═════ Data provided ═════
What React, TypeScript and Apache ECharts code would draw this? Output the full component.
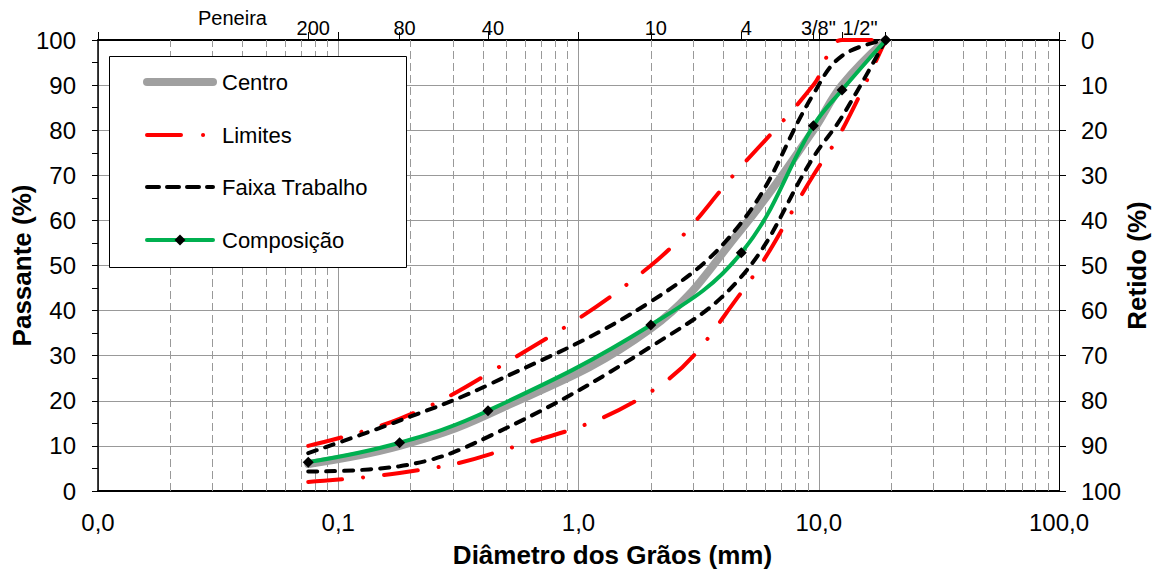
import React, { useEffect, useRef } from 'react';
import * as echarts from 'echarts';

// Sieve openings (mm) and their names on the top axis
const sieveSizes = [0.075, 0.18, 0.42, 2.0, 4.76, 9.5, 12.5, 19.0];
const sieveNames = ['200', '80', '40', '10', '4', '3/8"', '1/2"', ''];

// Passing (%) per sieve
const centro = [6, 10, 17, 36, 58, 80, 90, 100];
const limiteInferior = [2, 4, 8, 22, 44, 70, 80, 100];
const limiteSuperior = [10, 16, 26, 50, 72, 90, 100, 100];
const faixaInferior = [4.3, 5.5, 12, 32, 47.5, 74, 83, 100];
const faixaSuperior = [8.4, 15.6, 23.5, 42, 59.5, 88, 96.5, 100];
const composicao = [6.4, 10.7, 17.8, 36.8, 52.8, 81.0, 88.9, 100];

// Axis tick values
const minorGridValues = [
  0.02, 0.03, 0.04, 0.05, 0.06, 0.07, 0.08, 0.09,
  0.2, 0.3, 0.4, 0.5, 0.6, 0.7, 0.8, 0.9,
  2, 3, 4, 5, 6, 7, 8, 9,
  20, 30, 40, 50, 60, 70, 80, 90,
];
const topTickValues = [0.01, 0.075, 0.1, 0.18, 0.42, 1, 2, 4.76, 9.5, 10, 12.5, 19, 100];
const labeledSieves = sieveSizes.slice(0, 7);
const legendNames = ['Centro', 'Limites', 'Faixa Trabalho', 'Composição'];

const FONT = '"Liberation Sans", Arial, sans-serif';

const pts = (ys: number[]) => sieveSizes.map((x, i) => [x, ys[i]]);

const nearestSieve = (v: number) => {
  let best = 0;
  let bd = Infinity;
  sieveSizes.forEach((s, i) => {
    const d = Math.abs(Math.log10(s) - Math.log10(v));
    if (d < bd) {
      bd = d;
      best = i;
    }
  });
  return best;
};

export default function App() {
  const ref = useRef<HTMLDivElement>(null);

  useEffect(() => {
    if (!ref.current) return;
    const chart = echarts.init(ref.current, undefined, { renderer: 'svg' });

    const red = '#ff0000';
    const redDash = [34, 21, 0.1, 21];
    const blackDash = [9, 9];

    const option: any = {
      animation: false,
      backgroundColor: '#ffffff',
      textStyle: { fontFamily: FONT, color: '#000' },
      grid: { left: 98, right: 100, top: 40, bottom: 80, containLabel: false, outerBoundsMode: 'none' },
      xAxis: [
        {
          type: 'log',
          logBase: 10,
          min: 0.01,
          max: 100,
          position: 'bottom',
          axisLine: { lineStyle: { color: '#000', width: 2 } },
          axisTick: { show: false },
          axisLabel: {
            fontSize: 24,
            fontFamily: FONT,
            color: '#000',
            margin: 19,
            formatter: (v: number) => v.toFixed(1).replace('.', ','),
          },
          splitLine: { show: true, lineStyle: { color: '#999', width: 1, type: 'solid' } },
          name: 'Diâmetro dos Grãos (mm)',
          nameLocation: 'middle',
          nameGap: 51,
          nameMoveOverlap: false,
          nameTextStyle: {
            fontSize: 26,
            fontWeight: 'bold',
            fontFamily: FONT,
            color: '#000',
            padding: [0, 0, 0, 68],
          },
        },
        {
          type: 'log',
          logBase: 10,
          min: 0.01,
          max: 100,
          position: 'top',
          axisLine: { show: true, lineStyle: { color: '#000', width: 2 } },
          axisTick: {
            show: true,
            inside: false,
            length: 8,
            customValues: topTickValues,
            lineStyle: { color: '#000', width: 1 },
          },
          axisLabel: {
            show: true,
            customValues: labeledSieves,
            margin: 2,
            fontSize: 20,
            fontFamily: FONT,
            color: '#000',
            formatter: (v: number) => {
              const i = nearestSieve(v);
              const t = sieveNames[i];
              return i === 6 ? `{h|${t}}` : `{s|${t}}`;
            },
            rich: {
              s: { fontSize: 20, fontFamily: FONT, color: '#000', padding: [0, 0, 0, 10] },
              h: { fontSize: 20, fontFamily: FONT, color: '#000', padding: [0, 0, 0, 36] },
            },
          },
          splitLine: { show: false },
        },
      ],
      yAxis: [
        {
          type: 'value',
          min: 0,
          max: 100,
          interval: 10,
          position: 'left',
          axisLine: { show: true, lineStyle: { color: '#000', width: 1.5 } },
          axisTick: { show: true, inside: false, length: 6, lineStyle: { color: '#000' } },
          minorTick: { show: true, splitNumber: 2, length: 6, lineStyle: { color: '#000' } },
          axisLabel: { fontSize: 24, fontFamily: FONT, color: '#000', margin: 22 },
          splitLine: { show: true, lineStyle: { color: '#999', width: 1, type: 'solid' } },
          name: 'Passante (%)',
          nameLocation: 'middle',
          nameGap: 63,
          nameMoveOverlap: false,
          nameTextStyle: { fontSize: 26, fontWeight: 'bold', fontFamily: FONT, color: '#000' },
        },
        {
          type: 'value',
          min: 0,
          max: 100,
          interval: 10,
          inverse: true,
          position: 'right',
          axisLine: { show: true, lineStyle: { color: '#000', width: 1 } },
          axisTick: { show: true, inside: false, length: 7, lineStyle: { color: '#000' } },
          axisLabel: { fontSize: 24, fontFamily: FONT, color: '#000', margin: 22 },
          splitLine: { show: false },
          name: 'Retido (%)',
          nameLocation: 'middle',
          nameGap: 65,
          nameMoveOverlap: false,
          nameTextStyle: { fontSize: 26, fontWeight: 'bold', fontFamily: FONT, color: '#000' },
        },
      ],
      series: [
        {
          name: 'grade',
          type: 'line',
          data: [],
          z: 1,
          silent: true,
          markLine: {
            silent: true,
            z: 1,
            symbol: ['none', 'none'],
            label: { show: false },
            emphasis: { disabled: true },
            lineStyle: { color: '#999', width: 1, type: [8, 4] },
            data: minorGridValues.map((v) => ({ xAxis: v })),
          },
        },
        {
          name: 'Centro',
          type: 'line',
          data: pts(centro),
          smooth: 0.4,
          showSymbol: false,
          symbol: 'none',
          z: 2,
          lineStyle: { color: '#a0a0a0', width: 8, cap: 'round', join: 'round' },
        },
        {
          name: 'Limites',
          type: 'line',
          data: pts(limiteSuperior),
          smooth: 0.4,
          symbol: 'none',
          z: 3,
          lineStyle: { color: red, width: 4, type: redDash, cap: 'round' },
        },
        {
          name: 'Limites',
          type: 'line',
          data: pts(limiteInferior),
          smooth: 0.4,
          symbol: 'none',
          z: 3,
          lineStyle: { color: red, width: 4, type: redDash, cap: 'round' },
        },
        {
          name: 'Faixa Trabalho',
          type: 'line',
          data: pts(faixaSuperior),
          smooth: 0.4,
          symbol: 'none',
          z: 4,
          lineStyle: { color: '#000', width: 4, type: blackDash, cap: 'round' },
        },
        {
          name: 'Faixa Trabalho',
          type: 'line',
          data: pts(faixaInferior),
          smooth: 0.4,
          symbol: 'none',
          z: 4,
          lineStyle: { color: '#000', width: 4, type: blackDash, cap: 'round' },
        },
        {
          name: 'Composição',
          type: 'line',
          data: pts(composicao),
          smooth: 0.4,
          symbol: 'diamond',
          symbolSize: 11,
          showSymbol: true,
          z: 5,
          itemStyle: { color: '#000' },
          lineStyle: { color: '#00b050', width: 4, cap: 'round', join: 'round' },
        },
      ],
      graphic: [
        {
          type: 'text',
          x: 198,
          y: 18,
          z: 100,
          style: { text: 'Peneira', fontSize: 20, fontFamily: FONT, fill: '#000', verticalAlign: 'middle' },
        },
        {
          type: 'rect',
          z: 100,
          shape: { x: 109.5, y: 56.5, width: 297, height: 211 },
          style: { fill: '#fff', stroke: '#000', lineWidth: 1 },
        },
        {
          type: 'line',
          z: 101,
          shape: { x1: 147, y1: 82, x2: 213, y2: 82 },
          style: { stroke: '#a0a0a0', lineWidth: 8, lineCap: 'round' },
        },
        {
          type: 'line',
          z: 101,
          shape: { x1: 147, y1: 135, x2: 205, y2: 135 },
          style: { stroke: red, lineWidth: 4, lineCap: 'round', lineDash: [34, 22, 0.1, 30] },
        },
        {
          type: 'line',
          z: 101,
          shape: { x1: 147, y1: 187, x2: 213, y2: 187 },
          style: { stroke: '#000', lineWidth: 4, lineCap: 'round', lineDash: [12, 8] },
        },
        {
          type: 'line',
          z: 101,
          shape: { x1: 147, y1: 240, x2: 213, y2: 240 },
          style: { stroke: '#00b050', lineWidth: 4, lineCap: 'round' },
        },
        {
          type: 'polygon',
          z: 102,
          shape: { points: [[180, 234.5], [185.5, 240], [180, 245.5], [174.5, 240]] },
          style: { fill: '#000' },
        },
        ...legendNames.map((t, i) => ({
          type: 'text',
          z: 101,
          x: 222,
          y: [82, 135, 187, 240][i],
          style: { text: t, fontSize: 22, fontFamily: FONT, fill: '#000', verticalAlign: 'middle' },
        })),
      ],
    };

    chart.setOption(option);
    return () => {
      chart.dispose();
    };
  }, []);

  return (
    <div
      ref={ref}
      style={{ position: 'fixed', left: 0, top: 0, width: 1159, height: 571, background: '#fff' }}
    />
  );
}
═════
▸ What is needed
Search the lines for the string "React" and copy every line that has it.

▸ Reply to the task
What React, TypeScript and Apache ECharts code would draw this? Output the full component.
import React, { useEffect, useRef } from 'react';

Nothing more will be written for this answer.